Criticising the appointment of the same group of individuals as the PTI’s Karachi leaders, she said support for the party had significantly decreased, mainly because of a lack of a proper organisational structure. “In the past elections the PTI mustered enough votes to bring about a change, but now the party itself is changing.”

Complaining about the “male chauvinistic behaviour prevalent within the PTI”, she said “women do not have considerable representation in the party”.

‘Great blow to PTI’

Although some PTI leaders, such as Shafqat Mehmood, have termed Naz’s exit insignificant, party workers and analysts believe that her departure is a great blow to the party, especially in the city.

Naz had joined the PTI in 2011 and become a popular leader in the metropolis. In the 2013 general elections she contested from NA-240 (Karachi-II), a National Assembly constituency comprising Baldia Town and the Sher Shah locality, and ranked second by securing over 21,000 votes. The Muttahida Qaumi Movement (MQM) had won the seat with 87,000 votes.

She vigorously promoted her party’s stance in the electronic media as well as on the social media. On Twitter alone she has around 627,000 followers. “We are sad to hear that Naz has left the party. She was a dedicated member,” a PTI Karachi leader told The News on the condition of anonymity.

He claimed that she was being sidelined by a certain group of individuals running the party’s affairs in the province. “Imran Khan should intervene, reset the PTI in Karachi and stop committed workers from abandoning the party.”

PPP leaders welcomed Naz on board. “Because of her active role in the PTI and her father’s loyalty, the PPP will accommodate her in the party,” said a PPP Karachi leader.

‘Poor organisational structure’

Terming Naz’s exit a great loss to the PTI, analysts believe the party’s poor organisational structure in Karachi and its Punjab-centric politics have been frustrating ideological workers and forcing them to join other parties.

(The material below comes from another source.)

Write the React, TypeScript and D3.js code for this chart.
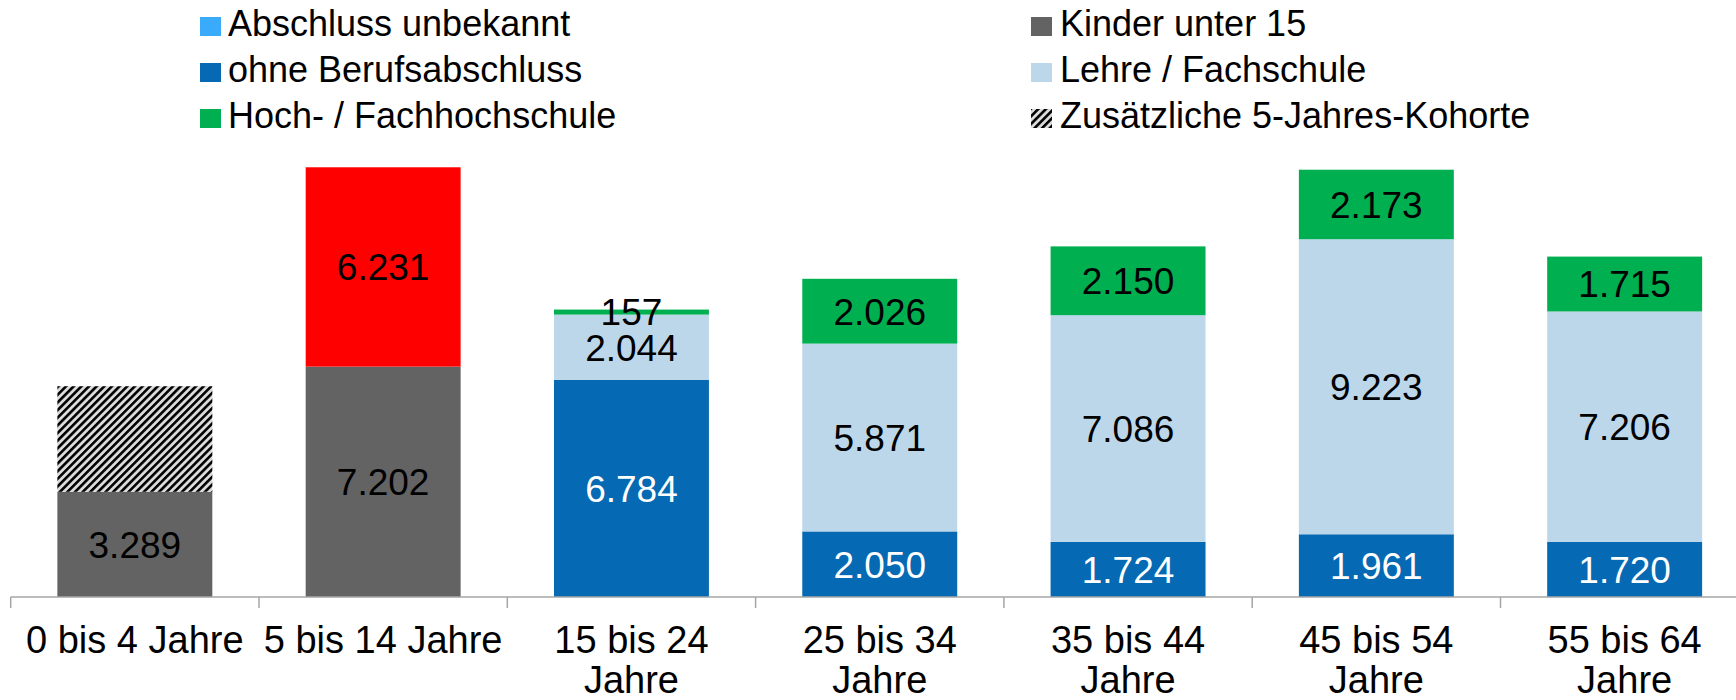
import React from "react";
import * as d3 from "d3";

const categories = ["0 bis 4 Jahre", "5 bis 14 Jahre", "15 bis 24 Jahre", "25 bis 34 Jahre", "35 bis 44 Jahre", "45 bis 54 Jahre", "55 bis 64 Jahre"];
const categoryLines = [["0 bis 4 Jahre"], ["5 bis 14 Jahre"], ["15 bis 24", "Jahre"], ["25 bis 34", "Jahre"], ["35 bis 44", "Jahre"], ["45 bis 54", "Jahre"], ["55 bis 64", "Jahre"]];

const kinderUnter15 = [3289, 7202, 0, 0, 0, 0, 0];
const ohneBerufsabschluss = [0, 0, 6784, 2050, 1724, 1961, 1720];
const lehreFachschule = [0, 0, 2044, 5871, 7086, 9223, 7206];
const hochschule = [0, 0, 157, 2026, 2150, 2173, 1715];
const zusatzKohorte = [3300, 0, 0, 0, 0, 0, 0];
const redSegment = [0, 6231, 0, 0, 0, 0, 0];
const abschlussUnbekannt = [0, 0, 0, 0, 0, 0, 0];

const seriesKeys = ["kinder", "ohne", "lehre", "hoch", "zusatz", "red", "unbekannt"];
const seriesValues: Record<string, number[]> = {
  kinder: kinderUnter15,
  ohne: ohneBerufsabschluss,
  lehre: lehreFachschule,
  hoch: hochschule,
  zusatz: zusatzKohorte,
  red: redSegment,
  unbekannt: abschlussUnbekannt,
};
const seriesFill: Record<string, string> = {
  kinder: "#636363",
  ohne: "#0569B3",
  lehre: "#BDD7EA",
  hoch: "#00AF50",
  zusatz: "url(#hatch)",
  red: "#FF0000",
  unbekannt: "#3AABFA",
};
const seriesLabelColor: Record<string, string> = {
  kinder: "#000",
  ohne: "#fff",
  lehre: "#000",
  hoch: "#000",
  zusatz: "#000",
  red: "#000",
  unbekannt: "#000",
};
const showLabel: Record<string, boolean> = {
  kinder: true, ohne: true, lehre: true, hoch: true, zusatz: false, red: true, unbekannt: false,
};

const legendLeft = [
  { label: "Abschluss unbekannt", key: "unbekannt" },
  { label: "ohne Berufsabschluss", key: "ohne" },
  { label: "Hoch- / Fachhochschule", key: "hoch" },
];
const legendRight = [
  { label: "Kinder unter 15", key: "kinder" },
  { label: "Lehre / Fachschule", key: "lehre" },
  { label: "Zusätzliche 5-Jahres-Kohorte", key: "zusatz" },
];

const fmt = (v: number) => d3.format(",")(v).replace(/,/g, ".");

export default function App() {
  const W = 1736, H = 700;
  const axisY = 597;
  const x = d3.scaleBand<string>().domain(categories).range([10.7, 1748.8]).paddingInner(0.376).paddingOuter(0.188);
  const y = d3.scaleLinear().domain([0, 14000]).range([axisY, axisY - 14000 * 0.03199]);

  const rows = categories.map((c, i) => {
    const r: any = { cat: c };
    seriesKeys.forEach((k) => (r[k] = seriesValues[k][i]));
    return r;
  });
  const stack = d3.stack<any>().keys(seriesKeys)(rows);

  const font = "'Liberation Sans', Arial, sans-serif";
  const step = x.step();
  const x0 = 10.7;
  const tickXs = d3.range(categories.length + 1).map((i) => x0 + i * step);

  const legendBaselines = [36, 82, 128];

  return (
    <svg width={W} height={H} style={{ position: "absolute", left: 0, top: 0, background: "#fff" }} fontFamily={font}>
      <defs>
        <pattern id="hatch" patternUnits="userSpaceOnUse" width="5.4" height="5.4" patternTransform="rotate(45)">
          <rect width="5.4" height="5.4" fill="#DCDCDC" />
          <rect width="2.6" height="5.4" fill="#000" />
        </pattern>
      </defs>
      {/* legend */}
      {legendLeft.map((d, i) => (
        <g key={d.key}>
          <rect x={200} y={legendBaselines[i] - 19} width={21} height={19} fill={seriesFill[d.key]} />
          <text x={228} y={legendBaselines[i]} fontSize={36} fill="#000">{d.label}</text>
        </g>
      ))}
      {legendRight.map((d, i) => (
        <g key={d.key}>
          <rect x={1031} y={legendBaselines[i] - 19} width={21} height={19} fill={seriesFill[d.key]} />
          <text x={1060} y={legendBaselines[i]} fontSize={36} fill="#000">{d.label}</text>
        </g>
      ))}
      {/* bars */}
      {stack.map((s) => (
        <g key={s.key}>
          {s.map((seg, i) => {
            const v = seg[1] - seg[0];
            if (v <= 0) return null;
            return (
              <rect key={i} x={x(categories[i])} y={y(seg[1])} width={x.bandwidth()} height={y(seg[0]) - y(seg[1])} fill={seriesFill[s.key]} />
            );
          })}
        </g>
      ))}
      {/* labels */}
      {stack.map((s) => (
        <g key={"l" + s.key}>
          {s.map((seg, i) => {
            const v = seg[1] - seg[0];
            if (v <= 0 || !showLabel[s.key]) return null;
            return (
              <text key={i} x={(x(categories[i]) as number) + x.bandwidth() / 2} y={(y(seg[0]) + y(seg[1])) / 2} dy="0.36em" textAnchor="middle" fontSize={37} fill={seriesLabelColor[s.key]}>
                {fmt(v)}
              </text>
            );
          })}
        </g>
      ))}
      {/* axis */}
      <line x1={x0} x2={W} y1={axisY} y2={axisY} stroke="#A6A6A6" strokeWidth={1.5} />
      {tickXs.map((tx, i) => (
        <line key={i} x1={tx} x2={tx} y1={axisY} y2={axisY + 11} stroke="#A6A6A6" strokeWidth={1.5} />
      ))}
      {categoryLines.map((lines, i) => (
        <text key={i} textAnchor="middle" fontSize={38} fill="#000">
          {lines.map((ln, j) => (
            <tspan key={j} x={(x(categories[i]) as number) + x.bandwidth() / 2} y={653 + j * 40}>{ln}</tspan>
          ))}
        </text>
      ))}
    </svg>
  );
}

Before her, two former PTI Sindh presidents – Nadir Laghari and Zubair Khan – bid the party adieu and joined the PPP, while Syed Hafeezuddin, one of the three MPAs, joined the Pak Sarzameen Party.

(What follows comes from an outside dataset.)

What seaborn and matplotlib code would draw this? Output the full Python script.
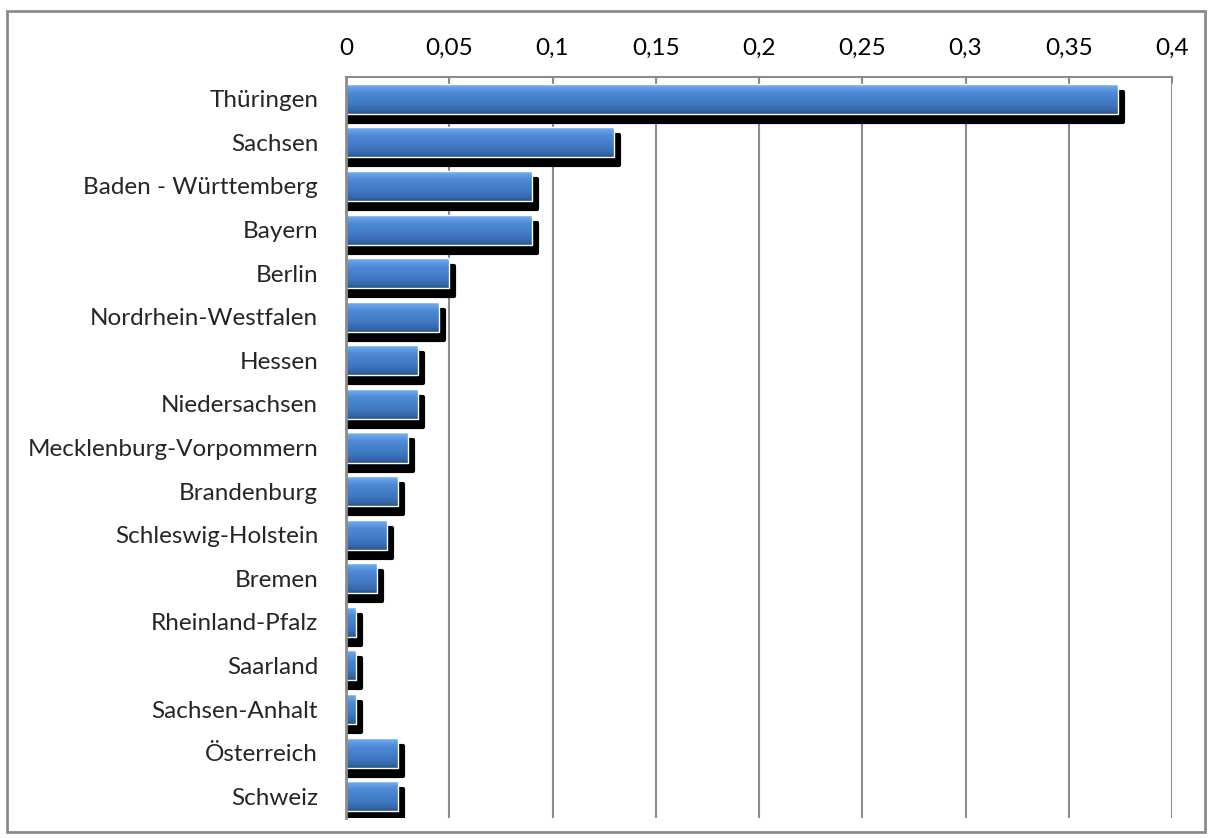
import numpy as np
import matplotlib
matplotlib.use("Agg")
import matplotlib.pyplot as plt
import matplotlib.transforms as mtransforms
from matplotlib.patches import Rectangle
from matplotlib.ticker import FuncFormatter
import seaborn as sns

# data
regions = ["Thüringen", "Sachsen", "Baden - Württemberg", "Bayern", "Berlin",
           "Nordrhein-Westfalen", "Hessen", "Niedersachsen", "Mecklenburg-Vorpommern",
           "Brandenburg", "Schleswig-Holstein", "Bremen", "Rheinland-Pfalz",
           "Saarland", "Sachsen-Anhalt", "Österreich", "Schweiz"]
values = [0.374, 0.130, 0.090, 0.090, 0.050, 0.045, 0.035, 0.035, 0.030,
          0.025, 0.020, 0.015, 0.005, 0.005, 0.005, 0.025, 0.025]
xticks = [0, 0.05, 0.1, 0.15, 0.2, 0.25, 0.3, 0.35, 0.4]

sns.set_style("white")
plt.rcParams["font.family"] = ["Lato", "DejaVu Sans"]

fig = plt.figure(figsize=(12.12, 8.38), dpi=100)
ax = fig.add_axes([346 / 1212, 1 - 818 / 838, (1172 - 346) / 1212, (818 - 77) / 838])

sns.barplot(x=values, y=regions, orient="h", color="#4a86d2", width=0.69, ax=ax,
            zorder=3)
ax.set_xlim(0, 0.4)
ax.set_ylim(len(regions) - 0.5, -0.5)

# vertical gradient for the bars (light top, dark bottom)
stops = [(0.0, "#b5d6f7"), (0.08, "#6eabf0"), (0.3, "#4f8ad6"),
         (0.7, "#3f76c0"), (0.9, "#3466a8"), (1.0, "#2b5185")]
t = np.linspace(0, 1, 80)
pos = [s[0] for s in stops]
rgb = np.array([matplotlib.colors.to_rgb(s[1]) for s in stops])
col = np.stack([np.interp(t, pos, rgb[:, i]) for i in range(3)], axis=1)
img = np.repeat(col[:, None, :], 2, axis=1)

# shadow: shifted 5px right / 8px down, starting at the axis
px = 0.4 / 826
shadow_tr = ax.transData + mtransforms.ScaledTranslation(5 / 100, -8 / 100,
                                                          fig.dpi_scale_trans)
for p in list(ax.patches):
    p.set_edgecolor("none")
    x0, y0, w, h = p.get_x(), p.get_y(), p.get_width(), p.get_height()
    ax.add_patch(Rectangle((x0 - 5 * px, y0), w + 5 * px, h, transform=shadow_tr,
                           fc="black", ec="black", lw=3, joinstyle="round", zorder=2.5))
    im = ax.imshow(img, extent=(x0, x0 + w, y0 + h, y0), aspect="auto",
                   interpolation="bilinear", zorder=3.5)
    im.set_clip_path(p)
    ax.add_patch(Rectangle((x0, y0), w, h, fill=False, ec="white", lw=1.0, zorder=4))

ax.set_xticks(xticks)
ax.xaxis.set_major_formatter(FuncFormatter(lambda v, pos: f"{v:g}".replace(".", ",")))
ax.xaxis.tick_top()
ax.tick_params(axis="x", labelsize=17.5, length=4, color="#888888", direction="in",
               pad=13, colors="black")
ax.tick_params(axis="y", labelsize=17.5, length=0, pad=20)
ax.grid(axis="x", color="#8c8c8c", lw=1.5)
ax.set_axisbelow(True)
for s in ["right", "bottom"]:
    ax.spines[s].set_visible(False)
ax.spines["top"].set_color("#8c8c8c")
ax.spines["left"].set_color("#8c8c8c")
ax.spines["top"].set_linewidth(1.5)
ax.spines["left"].set_linewidth(2)
ax.spines["left"].set_zorder(5)
ax.set_xlabel("")
ax.set_ylabel("")

# chart border
fig.patches.append(Rectangle((7 / 1212, 1 - 832 / 838), 1198 / 1212, 821 / 838,
                             transform=fig.transFigure, fill=False, ec="#8c8c8c", lw=2))

fig.savefig("out.png", dpi=100)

In the 2013 general elections the PTI gave a tough time to its opponents, especially the MQM and the PPP, in a majority of national and provincial assembly seats in Karachi and emerged as the second largest party in the city.

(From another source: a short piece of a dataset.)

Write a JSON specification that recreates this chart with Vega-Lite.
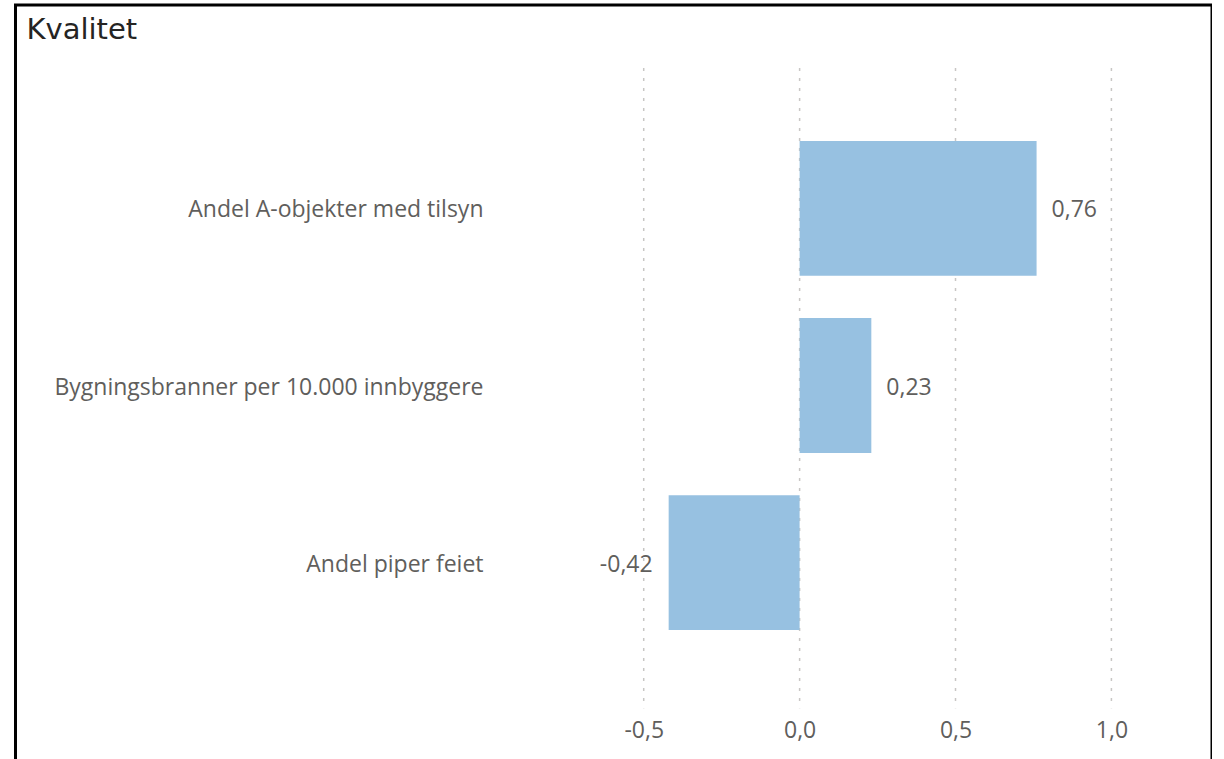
{
  "$schema": "https://vega.github.io/schema/vega-lite/v6.json",
  "autosize": {"type": "none"},
  "padding": {"left": 15.5, "top": 5, "right": 0, "bottom": 0},
  "width": 1196.5,
  "height": 761,
  "background": "white",
  "title": {
    "text": "Kvalitet",
    "anchor": "start",
    "orient": "top",
    "offset": -33,
    "baseline": "alphabetic",
    "dx": 11,
    "dy": 30,
    "font": "DejaVu Sans",
    "fontSize": 29,
    "fontWeight": "normal",
    "color": "#252423"
  },
  "config": {
    "view": {"stroke": "#000000", "strokeWidth": 3},
    "locale": {
      "number": {"decimal": ",", "thousands": ".", "grouping": [3], "currency": ["", " kr"], "minus": "-"}
    }
  },
  "datasets": {
    "bars": [
      {"kategori": "Andel A-objekter med tilsyn", "verdi": 0.76},
      {"kategori": "Bygningsbranner per 10.000 innbyggere", "verdi": 0.23},
      {"kategori": "Andel piper feiet", "verdi": -0.42}
    ],
    "grid": [{"v": -0.5}, {"v": 0}, {"v": 0.5}, {"v": 1}]
  },
  "layer": [
    {
      "data": {"name": "grid"},
      "mark": {"type": "rule", "color": "#C8C6C4", "strokeWidth": 1.5, "strokeDash": [3, 7]},
      "encoding": {
        "x": {
          "field": "v",
          "type": "quantitative",
          "scale": {"domain": [-2.5148, 1.3226], "nice": false, "zero": false},
          "axis": {
            "values": [-0.5, 0, 0.5, 1],
            "format": ".1f",
            "grid": false,
            "ticks": false,
            "domain": false,
            "labelFont": "Open Sans",
            "labelFontSize": 23,
            "labelColor": "#605E5C",
            "labelPadding": 0,
            "offset": -47,
            "title": null
          }
        },
        "y": {"datum": "Andel A-objekter med tilsyn", "type": "nominal", "bandPosition": -0.54},
        "y2": {"datum": "Andel piper feiet", "bandPosition": 1.58}
      }
    },
    {
      "data": {"name": "bars"},
      "mark": {"type": "bar", "color": "#97C1E1"},
      "encoding": {
        "x": {"field": "verdi", "type": "quantitative"},
        "y": {
          "field": "kategori",
          "type": "nominal",
          "scale": {
            "domain": ["Andel A-objekter med tilsyn", "Bygningsbranner per 10.000 innbyggere", "Andel piper feiet"],
            "paddingInner": 0.238,
            "paddingOuter": 0.7675
          },
          "axis": {
            "orient": "left",
            "offset": -475.5,
            "ticks": false,
            "domain": false,
            "grid": false,
            "labelPadding": 8,
            "labelFont": "Open Sans",
            "labelFontSize": 23,
            "labelColor": "#605E5C",
            "labelLimit": 600,
            "labelOffset": 2,
            "title": null
          }
        }
      }
    },
    {
      "data": {"name": "bars"},
      "transform": [{"filter": "datum.verdi >= 0"}],
      "mark": {"type": "text", "align": "left", "baseline": "middle", "dx": 15, "dy": 2, "font": "Open Sans", "fontSize": 23, "color": "#605E5C"},
      "encoding": {
        "x": {"field": "verdi", "type": "quantitative"},
        "y": {"field": "kategori", "type": "nominal"},
        "text": {"field": "verdi", "type": "quantitative", "format": ".2f"}
      }
    },
    {
      "data": {"name": "bars"},
      "transform": [{"filter": "datum.verdi < 0"}],
      "mark": {"type": "text", "align": "right", "baseline": "middle", "dx": -16, "dy": 2, "font": "Open Sans", "fontSize": 23, "color": "#605E5C"},
      "encoding": {
        "x": {"field": "verdi", "type": "quantitative"},
        "y": {"field": "kategori", "type": "nominal"},
        "text": {"field": "verdi", "type": "quantitative", "format": ".2f"}
      }
    }
  ]
}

But since then, according to analysts, Imran Khan has failed to concentrate on Karachi’s politics or the party’s organisational structure in the city, initially restricting the PTI’s focus to the claims of rigging in some Lahore constituencies and the demands for re-polling, and then expanding it to Panamagate.

Consequently, say the analysts, it has become quite difficult for the PTI to regain its sterling voter response it had received back in the 2013 polls. The significant decrease in the PTI’s vote bank was evident in the NA-246 (Karachi-VIII) by-polls conducted in April 2015 and the local government elections held that December.

Most recently, even though the PTI was supported by two former lawmakers – Irfanullah Marwat and Sardar Abdul Rahim – the party ranked fourth (5,942 votes) in the July 9 by-polls for PS-114 (Karachi-XXVI), a constituency where it had secured 15,000 votes in the previous general elections.